What he had spoken against me is so poor that one feels great pity. What has happened to the great philosophical traditions of the East? - and these people represent those traditions. He said about me: “He is the most dangerous man, unparallelled in the history of mankind.” He has not given any reason why. To me this is a compliment. But at least I have the right to ask what is the reason for giving me such a great compliment - “unparallelled in the whole history of mankind.” And what danger am I?

This was not the way of the East. When I was listening to his statement I remembered about the original shankaracharya, Adi Shankaracharya. He is a predecessor of nearly fourteen hundred years ago. He died a young man, he died when he was thirty-three. He created a new tradition of sannyasins, he created four temples in all the four directions, and he appointed four shankaracharyas, one for each direction.

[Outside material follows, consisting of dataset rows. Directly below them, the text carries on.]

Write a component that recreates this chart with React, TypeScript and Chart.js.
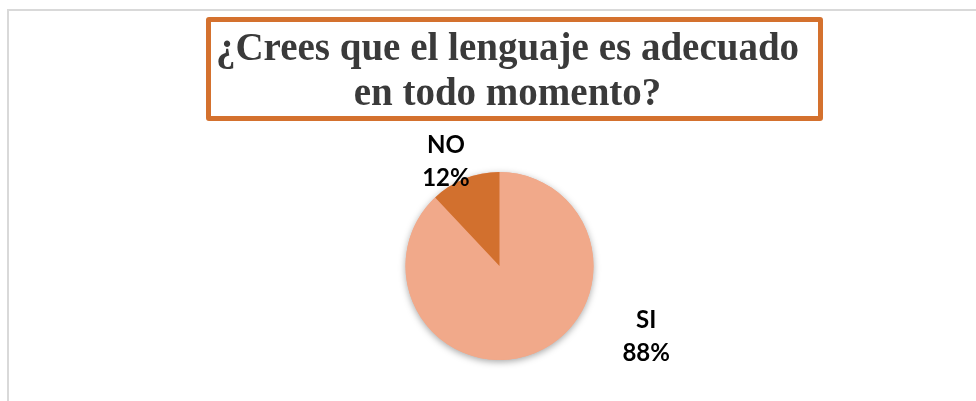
import React, { useEffect, useRef } from "react";
import { Chart, registerables } from "chart.js";

Chart.register(...registerables);

const TITLE_LINES = ["¿Crees que el lenguaje es adecuado", "en todo momento?"];
const CATEGORIES = ["SI", "NO"];
const VALUES = [88, 12];
const COLORS = ["#F1A98A", "#D2702E"];
// label block center offsets, in units of the pie radius
const LABEL_OFFSETS = [
  [1.56, 0.75],
  [-0.57, -1.106],
];

const shadowPlugin = {
  id: "pieShadow",
  beforeDatasetsDraw(chart: any) {
    const arc = chart.getDatasetMeta(0).data[0];
    if (!arc) return;
    const { x, y, outerRadius } = arc.getProps(["x", "y", "outerRadius"], true);
    const ctx = chart.ctx;
    ctx.save();
    ctx.shadowColor = "rgba(0,0,0,0.35)";
    ctx.shadowBlur = 7;
    ctx.shadowOffsetX = 0;
    ctx.shadowOffsetY = 2;
    ctx.beginPath();
    ctx.arc(x, y, outerRadius, 0, Math.PI * 2);
    ctx.fillStyle = COLORS[0];
    ctx.fill();
    ctx.restore();
  },
};

const labelPlugin = {
  id: "pieLabels",
  afterDatasetsDraw(chart: any) {
    const meta = chart.getDatasetMeta(0);
    const ctx = chart.ctx;
    const total = VALUES.reduce((a, b) => a + b, 0);
    ctx.save();
    ctx.font = "bold 24px Lato, 'Liberation Sans', sans-serif";
    ctx.fillStyle = "#000000";
    ctx.textAlign = "center";
    ctx.textBaseline = "middle";
    meta.data.forEach((arc: any, i: number) => {
      const { x, y, outerRadius } = arc.getProps(["x", "y", "outerRadius"], true);
      const cx = x + LABEL_OFFSETS[i][0] * outerRadius;
      const cy = y + LABEL_OFFSETS[i][1] * outerRadius;
      const pct = Math.round((VALUES[i] / total) * 100) + "%";
      ctx.fillText(CATEGORIES[i], cx, cy - 16.5);
      ctx.fillText(pct, cx, cy + 16.5);
    });
    ctx.restore();
  },
};

export default function App() {
  const ref = useRef<HTMLCanvasElement | null>(null);

  useEffect(() => {
    if (!ref.current) return;
    const chart = new Chart(ref.current, {
      type: "pie",
      data: {
        labels: CATEGORIES,
        datasets: [
          {
            data: VALUES,
            backgroundColor: COLORS,
            borderWidth: 0,
          },
        ],
      },
      options: {
        responsive: false,
        animation: false,
        devicePixelRatio: 1,
        layout: { padding: { top: 172, bottom: 41, left: 350, right: 327 } },
        plugins: {
          legend: { display: false },
          tooltip: { enabled: false },
          title: { display: false },
        },
      },
      plugins: [shadowPlugin, labelPlugin],
    });
    return () => chart.destroy();
  }, []);

  return (
    <div
      style={{
        position: "fixed",
        left: 0,
        top: 0,
        width: 976,
        height: 401,
        overflow: "hidden",
        background: "#ffffff",
      }}
    >
      <div
        style={{
          position: "absolute",
          left: 7,
          top: 9,
          width: 1100,
          height: 600,
          border: "2px solid #d9d9d9",
          boxSizing: "border-box",
        }}
      />
      <canvas
        ref={ref}
        width={976}
        height={401}
        style={{ position: "absolute", left: 0, top: 0, width: 976, height: 401 }}
      />
      <div
        style={{
          position: "absolute",
          left: 206,
          top: 17,
          width: 617,
          height: 104,
          border: "5px solid #D4712E",
          borderRadius: 3,
          boxSizing: "border-box",
          background: "#ffffff",
        }}
      >
        <div
          style={{
            position: "absolute",
            left: -14,
            right: 0,
            top: 2,
            textAlign: "center",
            fontFamily: "'Liberation Serif', 'Times New Roman', serif",
            fontWeight: "bold",
            fontSize: 39,
            lineHeight: "45px",
            color: "#3a3a3a",
            whiteSpace: "nowrap",
          }}
        >
          {TITLE_LINES.map((l, i) => (
            <div key={i}>{l}</div>
          ))}
        </div>
      </div>
    </div>
  );
}
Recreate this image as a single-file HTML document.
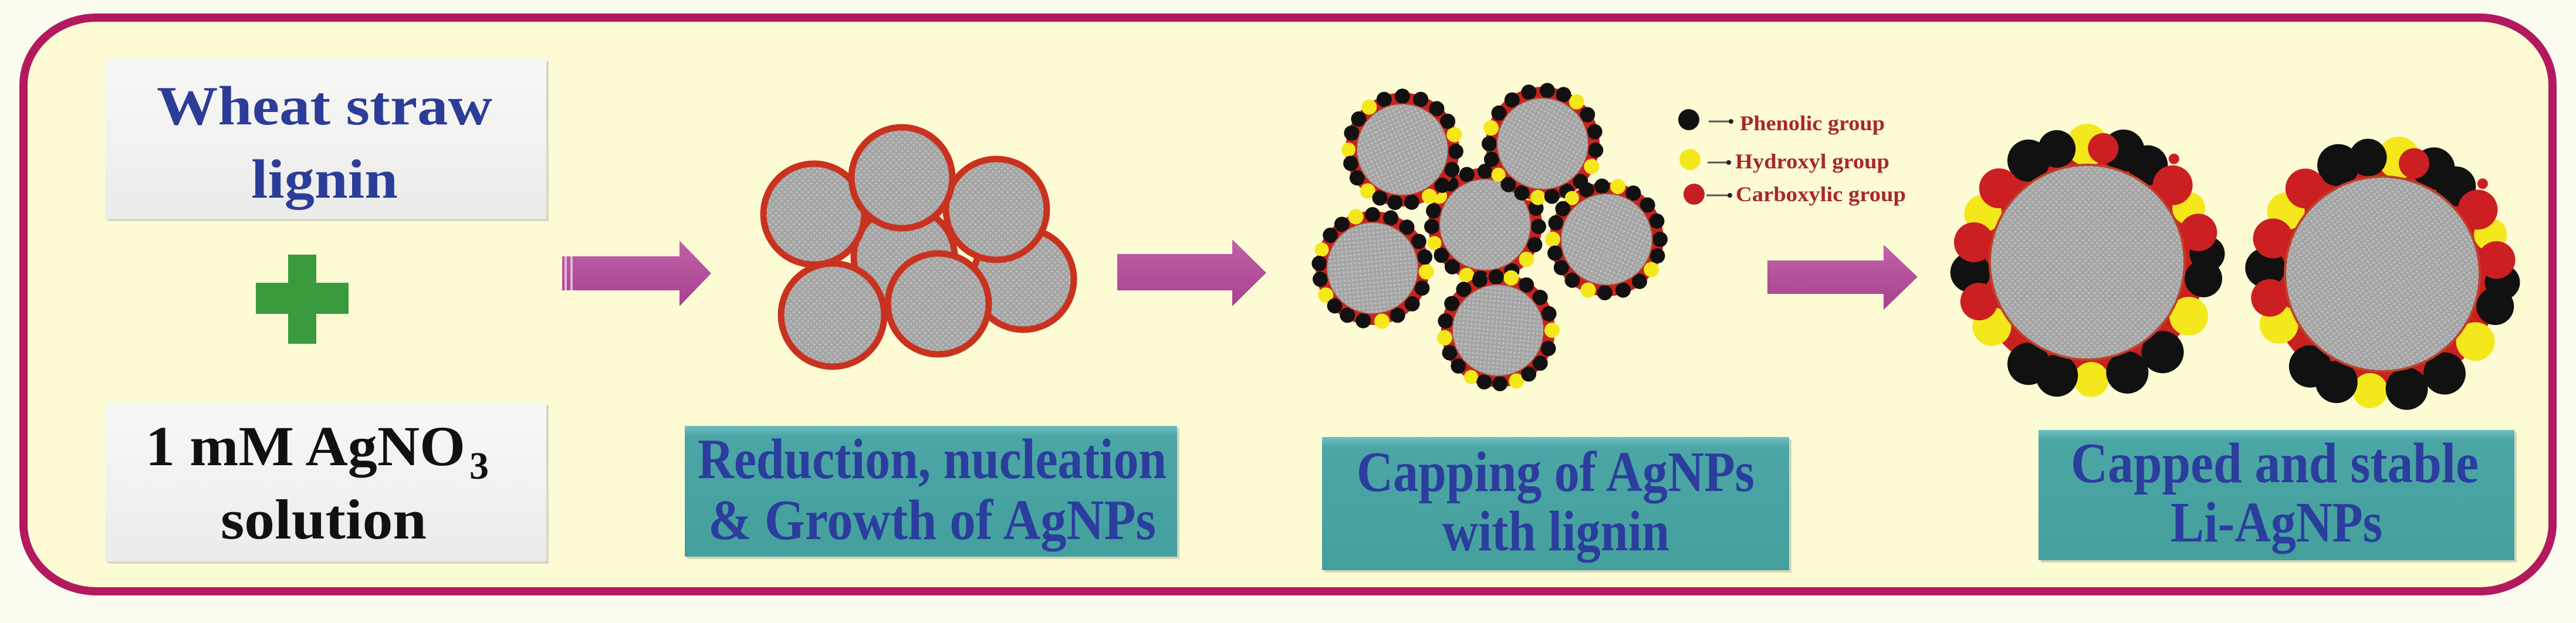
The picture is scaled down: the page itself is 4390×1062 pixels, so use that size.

I remembered about him that he traveled all over the country defeating great, well-known philosophers - that was in a totally different atmosphere.

One great philosopher was Mandan Mishra; he had a great following. Still in his memory a town exists. I have been there many times. It is on a beautiful bank of the Narmada, one of the most beautiful rivers. That is the place where the river descends from the mountains, so it has tremendous beauty. The city is called Mandala, in memory of Mandan Mishra.

Shankara must have been at the age of thirty when he reached Mandala. Just on the outskirts of the town, by a well, a few women were drawing water. He asked them, “I want to know where the great philosopher Mandan Mishra lives.”

Those women started giggling and they said, “Don’t be worried, you just go inside. You will find it.”

Shankara said, “How will I find it?”

They said, “You will find it, because even the parrots around his house - he has a big garden and there are so many parrots in the garden - they repeat poetries from the upanishads, from the Vedas. If you hear parrots repeating, singing beautiful poetries from the Upanishads, you can be certain that this is the house of Mandan Mishra.”